◆ **GIVEN TASK**: Below are the records. Gather each line that holds "with".
───
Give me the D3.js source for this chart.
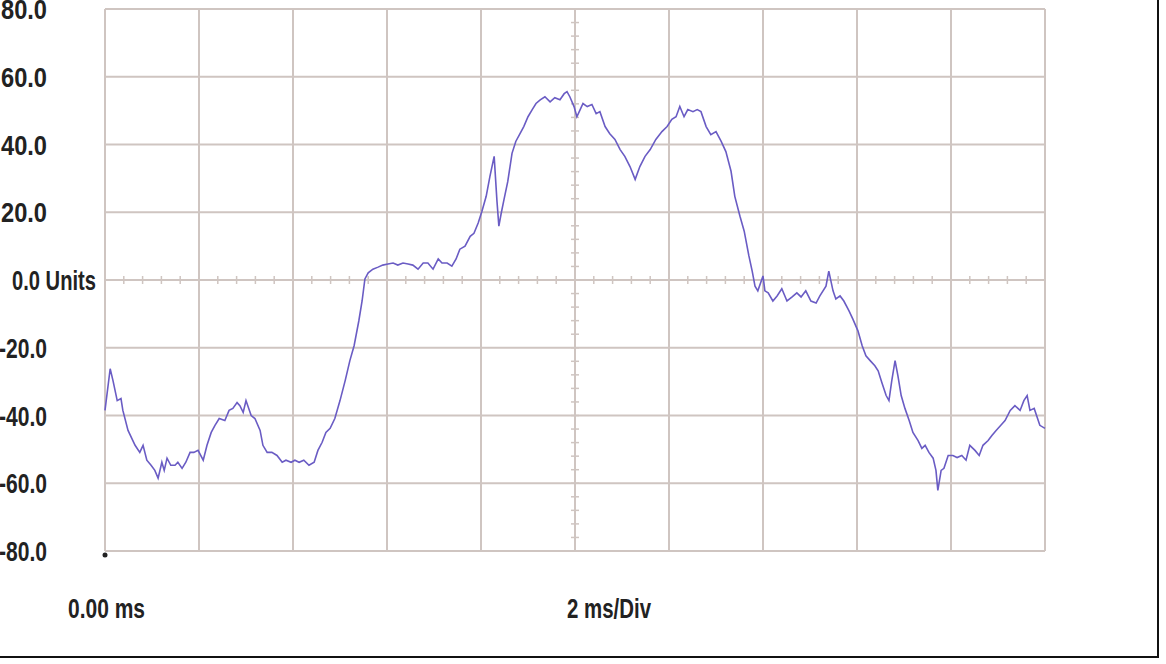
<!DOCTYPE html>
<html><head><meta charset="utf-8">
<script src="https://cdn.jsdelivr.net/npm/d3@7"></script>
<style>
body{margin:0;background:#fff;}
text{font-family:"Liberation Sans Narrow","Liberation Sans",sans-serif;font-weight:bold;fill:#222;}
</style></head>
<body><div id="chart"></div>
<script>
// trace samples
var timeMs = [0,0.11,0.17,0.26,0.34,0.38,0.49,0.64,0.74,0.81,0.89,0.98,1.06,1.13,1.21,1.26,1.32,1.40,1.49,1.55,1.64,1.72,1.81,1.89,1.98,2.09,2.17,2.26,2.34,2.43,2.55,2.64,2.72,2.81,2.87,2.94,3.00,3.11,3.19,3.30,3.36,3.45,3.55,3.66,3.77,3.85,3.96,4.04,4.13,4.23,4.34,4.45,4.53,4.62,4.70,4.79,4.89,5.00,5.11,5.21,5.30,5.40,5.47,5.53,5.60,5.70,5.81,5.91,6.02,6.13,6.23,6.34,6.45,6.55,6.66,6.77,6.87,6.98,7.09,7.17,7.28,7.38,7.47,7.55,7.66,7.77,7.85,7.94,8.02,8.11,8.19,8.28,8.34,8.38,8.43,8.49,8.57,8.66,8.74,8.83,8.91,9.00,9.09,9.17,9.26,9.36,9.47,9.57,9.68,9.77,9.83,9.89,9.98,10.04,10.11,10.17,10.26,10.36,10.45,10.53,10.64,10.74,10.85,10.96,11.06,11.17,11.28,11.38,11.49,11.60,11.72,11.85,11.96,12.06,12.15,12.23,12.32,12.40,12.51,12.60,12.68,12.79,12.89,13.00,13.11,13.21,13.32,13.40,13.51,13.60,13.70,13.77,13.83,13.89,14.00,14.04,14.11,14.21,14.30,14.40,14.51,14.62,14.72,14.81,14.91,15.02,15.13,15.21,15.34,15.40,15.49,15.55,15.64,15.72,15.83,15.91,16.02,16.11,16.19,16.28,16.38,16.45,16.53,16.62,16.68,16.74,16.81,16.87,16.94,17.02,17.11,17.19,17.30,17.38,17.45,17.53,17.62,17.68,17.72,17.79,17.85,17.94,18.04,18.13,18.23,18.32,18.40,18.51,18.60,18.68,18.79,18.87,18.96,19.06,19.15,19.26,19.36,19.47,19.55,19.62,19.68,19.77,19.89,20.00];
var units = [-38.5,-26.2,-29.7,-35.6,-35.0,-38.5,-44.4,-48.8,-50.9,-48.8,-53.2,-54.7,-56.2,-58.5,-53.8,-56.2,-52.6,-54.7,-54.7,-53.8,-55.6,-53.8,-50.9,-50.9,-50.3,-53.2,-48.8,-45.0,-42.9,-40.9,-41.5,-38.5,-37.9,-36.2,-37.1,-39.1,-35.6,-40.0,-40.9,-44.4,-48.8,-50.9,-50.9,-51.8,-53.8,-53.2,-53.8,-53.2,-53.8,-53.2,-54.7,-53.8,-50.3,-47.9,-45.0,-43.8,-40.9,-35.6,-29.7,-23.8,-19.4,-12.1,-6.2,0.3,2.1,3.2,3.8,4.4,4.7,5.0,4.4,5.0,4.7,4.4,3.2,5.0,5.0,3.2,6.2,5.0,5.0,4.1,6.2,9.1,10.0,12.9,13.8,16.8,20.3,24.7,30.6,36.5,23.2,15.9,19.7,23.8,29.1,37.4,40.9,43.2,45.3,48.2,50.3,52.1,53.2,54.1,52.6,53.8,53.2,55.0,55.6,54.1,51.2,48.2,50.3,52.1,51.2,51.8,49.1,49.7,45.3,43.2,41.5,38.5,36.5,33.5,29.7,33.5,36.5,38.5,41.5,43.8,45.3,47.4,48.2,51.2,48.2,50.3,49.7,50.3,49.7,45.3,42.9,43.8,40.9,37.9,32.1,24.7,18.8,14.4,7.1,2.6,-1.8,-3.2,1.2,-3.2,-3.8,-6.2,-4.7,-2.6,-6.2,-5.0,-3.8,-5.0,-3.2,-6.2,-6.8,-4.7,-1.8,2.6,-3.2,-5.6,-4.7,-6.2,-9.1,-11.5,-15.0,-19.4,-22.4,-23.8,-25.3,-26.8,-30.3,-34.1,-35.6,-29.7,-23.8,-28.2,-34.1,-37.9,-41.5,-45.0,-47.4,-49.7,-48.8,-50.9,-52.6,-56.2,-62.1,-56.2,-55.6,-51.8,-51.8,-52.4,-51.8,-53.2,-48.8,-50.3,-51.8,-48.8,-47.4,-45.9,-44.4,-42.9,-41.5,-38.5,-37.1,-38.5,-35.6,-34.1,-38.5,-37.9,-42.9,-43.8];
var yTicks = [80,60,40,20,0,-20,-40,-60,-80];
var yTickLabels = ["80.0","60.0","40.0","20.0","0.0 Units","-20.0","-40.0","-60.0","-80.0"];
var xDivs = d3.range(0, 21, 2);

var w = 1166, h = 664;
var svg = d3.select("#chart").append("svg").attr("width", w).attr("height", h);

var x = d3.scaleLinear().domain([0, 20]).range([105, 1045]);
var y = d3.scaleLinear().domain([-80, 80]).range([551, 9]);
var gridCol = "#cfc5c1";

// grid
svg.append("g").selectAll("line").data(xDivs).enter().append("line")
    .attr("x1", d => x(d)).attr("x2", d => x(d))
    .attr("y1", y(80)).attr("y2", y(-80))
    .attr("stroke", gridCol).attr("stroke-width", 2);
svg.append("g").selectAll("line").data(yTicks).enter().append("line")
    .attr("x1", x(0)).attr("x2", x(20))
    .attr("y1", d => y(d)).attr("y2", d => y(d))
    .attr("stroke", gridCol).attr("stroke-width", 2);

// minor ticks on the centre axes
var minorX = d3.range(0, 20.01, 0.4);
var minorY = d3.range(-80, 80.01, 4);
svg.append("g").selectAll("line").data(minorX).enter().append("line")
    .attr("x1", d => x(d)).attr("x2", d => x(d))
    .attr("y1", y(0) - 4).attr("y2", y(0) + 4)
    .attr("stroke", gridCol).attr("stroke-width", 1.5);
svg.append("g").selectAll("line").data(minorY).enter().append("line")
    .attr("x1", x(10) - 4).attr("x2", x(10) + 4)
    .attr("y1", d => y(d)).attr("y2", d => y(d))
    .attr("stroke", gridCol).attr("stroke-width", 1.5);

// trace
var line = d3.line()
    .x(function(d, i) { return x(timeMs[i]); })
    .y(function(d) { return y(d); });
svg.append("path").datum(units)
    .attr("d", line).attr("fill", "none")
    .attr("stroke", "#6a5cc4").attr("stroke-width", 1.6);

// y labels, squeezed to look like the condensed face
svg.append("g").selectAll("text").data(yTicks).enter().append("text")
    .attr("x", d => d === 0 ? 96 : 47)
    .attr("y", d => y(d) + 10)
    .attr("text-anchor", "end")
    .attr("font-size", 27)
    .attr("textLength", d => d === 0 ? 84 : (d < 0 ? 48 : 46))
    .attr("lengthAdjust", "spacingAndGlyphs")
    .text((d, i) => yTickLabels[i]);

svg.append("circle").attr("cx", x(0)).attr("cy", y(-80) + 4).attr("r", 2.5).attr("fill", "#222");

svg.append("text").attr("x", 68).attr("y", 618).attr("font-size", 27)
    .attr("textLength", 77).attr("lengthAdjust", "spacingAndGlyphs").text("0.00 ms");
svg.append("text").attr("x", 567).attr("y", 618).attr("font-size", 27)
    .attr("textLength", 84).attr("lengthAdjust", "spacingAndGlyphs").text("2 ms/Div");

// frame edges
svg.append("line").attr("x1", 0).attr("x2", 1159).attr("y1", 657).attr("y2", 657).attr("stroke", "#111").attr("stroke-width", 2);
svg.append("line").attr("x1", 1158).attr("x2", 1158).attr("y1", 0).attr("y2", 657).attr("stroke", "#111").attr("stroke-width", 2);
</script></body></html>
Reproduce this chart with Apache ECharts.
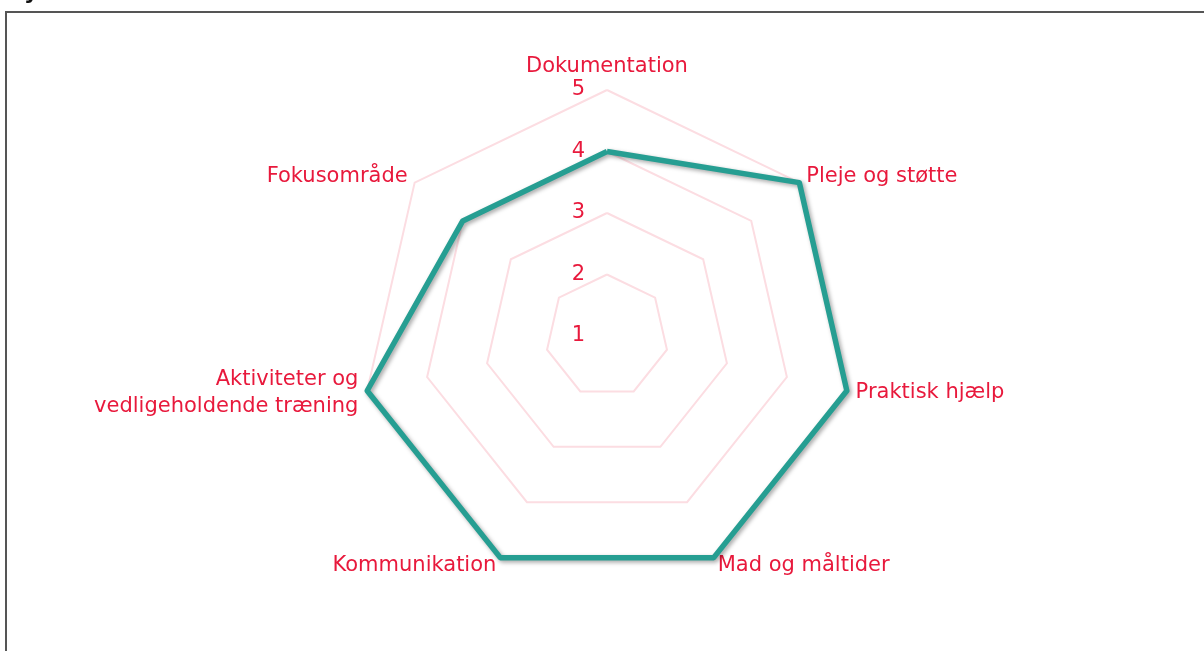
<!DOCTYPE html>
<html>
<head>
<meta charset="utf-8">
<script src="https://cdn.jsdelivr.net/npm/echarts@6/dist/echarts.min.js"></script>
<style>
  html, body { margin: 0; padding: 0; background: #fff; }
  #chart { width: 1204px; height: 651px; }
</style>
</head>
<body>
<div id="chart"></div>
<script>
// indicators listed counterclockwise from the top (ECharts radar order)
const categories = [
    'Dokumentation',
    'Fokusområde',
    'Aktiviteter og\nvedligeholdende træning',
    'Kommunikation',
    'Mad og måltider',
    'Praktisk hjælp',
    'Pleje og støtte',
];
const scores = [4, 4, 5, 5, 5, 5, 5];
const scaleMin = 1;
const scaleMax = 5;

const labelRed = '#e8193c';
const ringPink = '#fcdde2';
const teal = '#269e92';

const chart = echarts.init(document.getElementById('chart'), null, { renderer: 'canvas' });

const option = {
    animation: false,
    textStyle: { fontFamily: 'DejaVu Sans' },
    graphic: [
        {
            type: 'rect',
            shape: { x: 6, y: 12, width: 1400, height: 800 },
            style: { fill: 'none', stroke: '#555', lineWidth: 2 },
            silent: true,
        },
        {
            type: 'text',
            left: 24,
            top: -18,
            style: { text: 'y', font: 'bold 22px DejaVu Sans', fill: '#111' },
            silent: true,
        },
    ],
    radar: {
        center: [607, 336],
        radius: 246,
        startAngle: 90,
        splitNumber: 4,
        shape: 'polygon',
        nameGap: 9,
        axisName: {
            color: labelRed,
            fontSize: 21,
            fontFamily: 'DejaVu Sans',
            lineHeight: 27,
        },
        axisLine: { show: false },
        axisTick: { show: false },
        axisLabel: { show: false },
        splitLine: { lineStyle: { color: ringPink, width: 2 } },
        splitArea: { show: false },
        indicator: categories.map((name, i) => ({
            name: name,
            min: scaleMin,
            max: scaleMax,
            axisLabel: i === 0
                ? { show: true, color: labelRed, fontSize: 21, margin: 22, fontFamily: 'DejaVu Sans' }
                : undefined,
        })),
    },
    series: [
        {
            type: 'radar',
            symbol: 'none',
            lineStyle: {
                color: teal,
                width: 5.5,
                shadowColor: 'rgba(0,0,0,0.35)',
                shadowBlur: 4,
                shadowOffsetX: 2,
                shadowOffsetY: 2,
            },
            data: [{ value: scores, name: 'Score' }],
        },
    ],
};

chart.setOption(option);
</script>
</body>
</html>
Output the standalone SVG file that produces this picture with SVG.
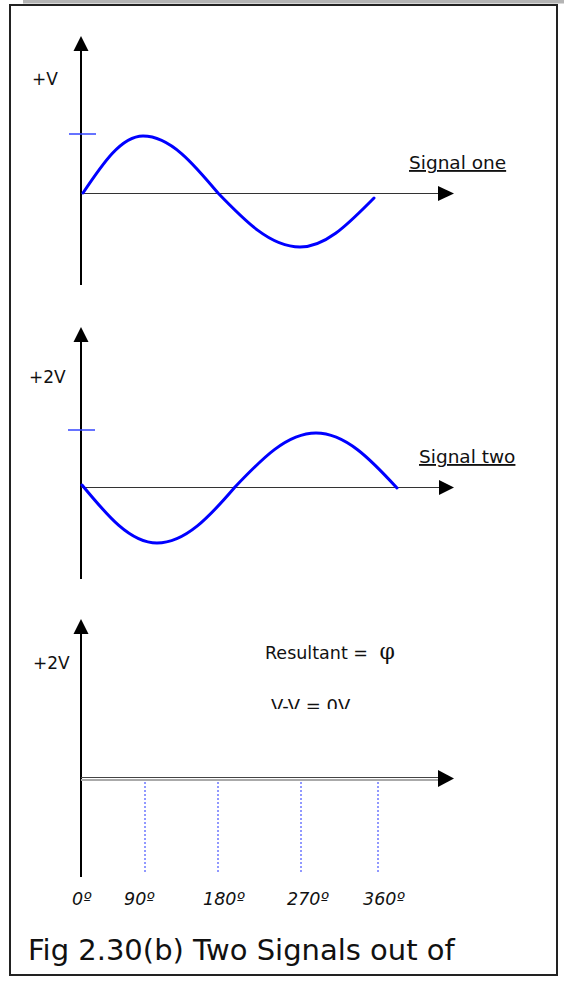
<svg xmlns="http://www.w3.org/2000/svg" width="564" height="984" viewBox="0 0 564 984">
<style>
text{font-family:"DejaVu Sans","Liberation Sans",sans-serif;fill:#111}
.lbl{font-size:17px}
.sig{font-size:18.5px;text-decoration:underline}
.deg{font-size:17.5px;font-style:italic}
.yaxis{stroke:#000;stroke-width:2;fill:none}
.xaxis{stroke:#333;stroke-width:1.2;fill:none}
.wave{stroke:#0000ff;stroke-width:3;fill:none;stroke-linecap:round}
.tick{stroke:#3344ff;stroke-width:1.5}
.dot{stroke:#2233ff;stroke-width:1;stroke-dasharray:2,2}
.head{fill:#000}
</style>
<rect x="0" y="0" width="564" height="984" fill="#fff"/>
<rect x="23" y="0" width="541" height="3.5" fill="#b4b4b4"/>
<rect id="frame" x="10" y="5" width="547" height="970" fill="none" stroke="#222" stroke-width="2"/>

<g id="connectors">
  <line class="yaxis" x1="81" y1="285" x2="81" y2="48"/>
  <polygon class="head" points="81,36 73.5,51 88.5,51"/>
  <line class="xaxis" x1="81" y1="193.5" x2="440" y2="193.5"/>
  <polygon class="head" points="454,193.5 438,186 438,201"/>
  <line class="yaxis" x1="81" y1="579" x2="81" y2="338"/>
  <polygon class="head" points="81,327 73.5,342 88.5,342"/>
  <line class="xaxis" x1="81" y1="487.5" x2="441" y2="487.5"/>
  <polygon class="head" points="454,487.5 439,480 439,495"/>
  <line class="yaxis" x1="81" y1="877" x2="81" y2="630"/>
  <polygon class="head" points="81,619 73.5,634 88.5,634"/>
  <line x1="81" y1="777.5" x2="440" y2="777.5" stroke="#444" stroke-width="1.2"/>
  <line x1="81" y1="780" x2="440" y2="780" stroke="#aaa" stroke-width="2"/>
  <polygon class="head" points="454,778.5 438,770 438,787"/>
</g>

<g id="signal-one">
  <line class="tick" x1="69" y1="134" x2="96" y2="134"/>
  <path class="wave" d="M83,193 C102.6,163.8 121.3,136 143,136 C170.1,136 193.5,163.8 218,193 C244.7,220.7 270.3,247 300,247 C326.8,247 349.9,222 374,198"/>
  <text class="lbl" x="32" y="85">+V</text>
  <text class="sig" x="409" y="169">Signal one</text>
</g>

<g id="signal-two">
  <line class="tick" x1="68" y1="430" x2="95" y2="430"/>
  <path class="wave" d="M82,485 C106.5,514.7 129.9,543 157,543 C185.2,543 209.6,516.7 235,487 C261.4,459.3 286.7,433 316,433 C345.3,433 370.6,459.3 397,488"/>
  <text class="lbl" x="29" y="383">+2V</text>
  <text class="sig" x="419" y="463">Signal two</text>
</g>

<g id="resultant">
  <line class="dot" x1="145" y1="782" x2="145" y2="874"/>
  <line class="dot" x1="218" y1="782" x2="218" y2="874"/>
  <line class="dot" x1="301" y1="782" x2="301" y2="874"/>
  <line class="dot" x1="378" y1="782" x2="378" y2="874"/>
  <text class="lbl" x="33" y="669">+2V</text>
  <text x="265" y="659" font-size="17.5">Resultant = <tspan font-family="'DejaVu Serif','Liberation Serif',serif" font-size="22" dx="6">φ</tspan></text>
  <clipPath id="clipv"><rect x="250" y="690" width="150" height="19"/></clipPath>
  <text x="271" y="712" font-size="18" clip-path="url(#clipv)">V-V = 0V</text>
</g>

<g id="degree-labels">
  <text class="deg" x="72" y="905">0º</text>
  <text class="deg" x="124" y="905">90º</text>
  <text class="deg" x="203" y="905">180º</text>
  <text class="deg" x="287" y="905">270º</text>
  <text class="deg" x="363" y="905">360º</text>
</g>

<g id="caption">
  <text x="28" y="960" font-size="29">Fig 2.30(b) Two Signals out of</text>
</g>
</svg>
───
◆ **TASK RESULT**:
Reproduce this chart with Apache ECharts.
Output the standalone SVG file that produces this picture with SVG.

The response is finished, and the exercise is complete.